Je n’ai jamais bien compris, d’ailleurs, où les hommes ont puisé le droit d’en agir autrement et d’interdire à la femme l’exercice de n’importe quelle carrière qu’elle s’est montrée apte à remplir. Je le répète, l’encombrement n’est pas à craindre car je me hâte de reconnaître notre grande infériorité. Que M. A. D. ait un bon mouvement, et qu’en homme généreux et charitable, charitable à ce point qu’il a passé vingt ans de sa vie à se perfectionner dans l’art du correcteur, à seule fin de venir en aide aux femmes et aux enfants nécessiteux, que cet homme bienfaisant nous fasse une petite place à ses côtés ; qu’il laisse « nos mains profanes toucher sans respect à l’arche sainte de l’imprimerie », nous ne la démolirons pas. On les fait solidement, les arches, depuis Noé.

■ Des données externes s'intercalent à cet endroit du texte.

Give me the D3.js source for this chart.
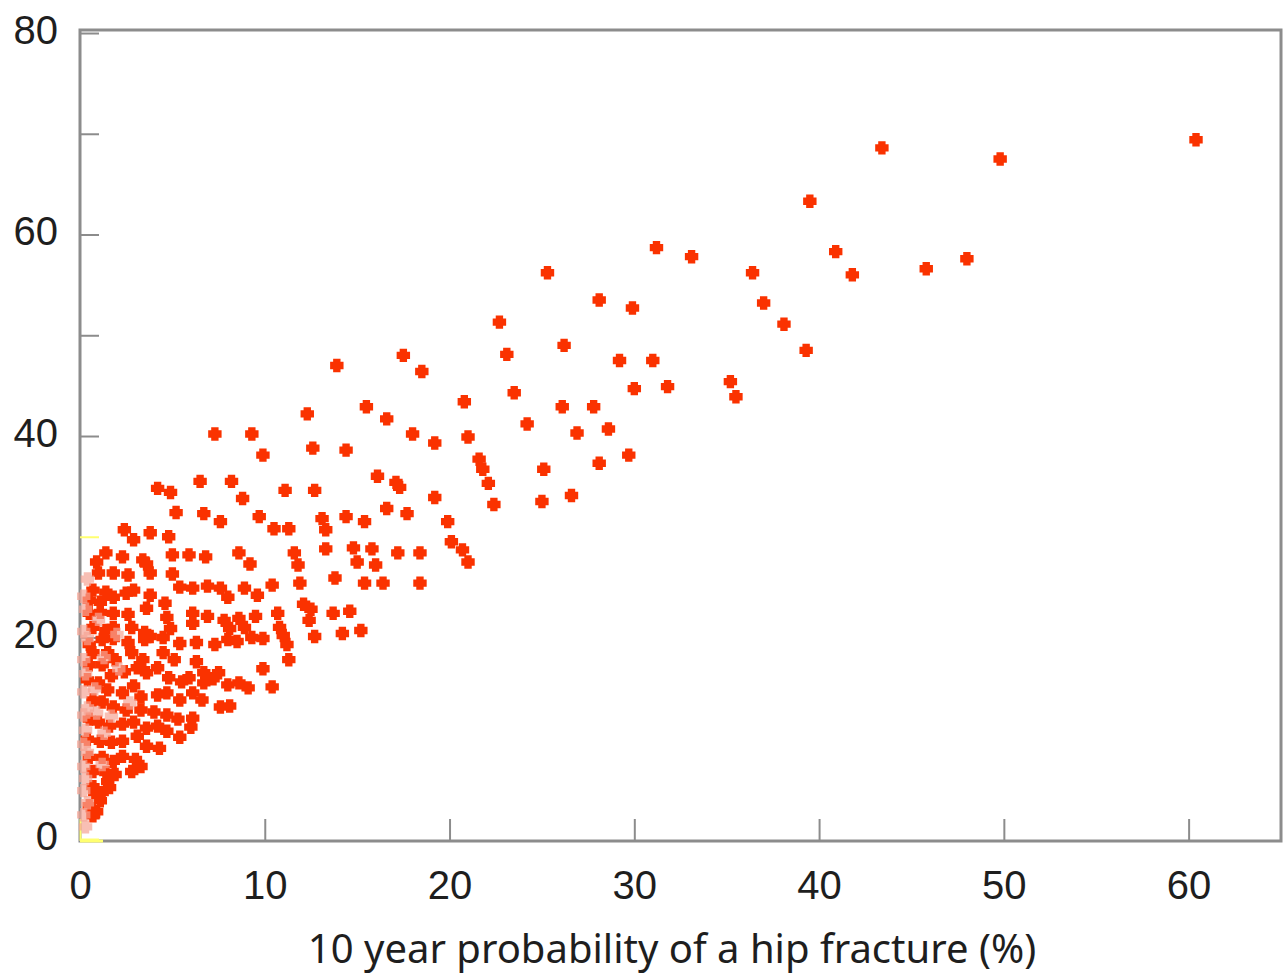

Nous ne demandons pas que les éditeurs s’adressent à nous de confiance. Qu’ils nous mettent à l’épreuve, sans jeu de mots et qu’ils ne nous offrent des appointements de premières chanteuses que lorsqu’ils auront pu constater que rien n’échappe à notre glaive vengeur, comme dit M. A. D.
Ce travail au glaive constitue un progrès marquant sur les anciens procédés. Il doit simplifier la besogne et permettre de trancher bien des difficultés. En consacrant quelques années encore à compléter mon érudition, j’espère arriver, grâce aux conseils que M. A. D. voudra bien me donner et a ceux que j’ai déjà reçus de M. Mackintosh, le doyen de la Faculté, à être un bon correcteur.
Je n’espère pas atteindre jamais les hauteurs où plane M. A. D. à la droite et un peu au[-]dessous du père Mackintosh, mais j’évoluerai dans ma sphère où peut-être j’aurai réussi à entraîner quelques-unes de mes pareilles qui se trouvent trop à l’étroit dans le « domaine féminin » et pour lesquelles l’aunage du drap n’a que des charmes restreints.
M. A. D. termine en rendant le plus galant hommage à nos grâces. La réserve que m’impose mon sexe ne me permet pas de lui retourner le compliment ; je me contenterai d’abaisser devant lui mon glaive vengeur en signe de respect.
Recevez, Monsieur le Directeur, l’assurance de ma parfaite considération.
M. P.
M. P. restera sans doute anonyme, contrairement à son opposant. Pour moi, par sa répartie et son humour, elle gagne ce « tournoi » haut la main. Et, même si elle se refuse alors à l’imaginer, je pense qu’elle serait heureuse de découvrir qu’aujourd’hui un « bataillon serré » a « envahi ce domaine dont M. A. D. surveille les frontières avec un soin si jaloux », qu’entraînées loin des « charmes restreints » de « l’aunage du drap » ses « pareilles » constituent désormais la vaste majorité de la profession.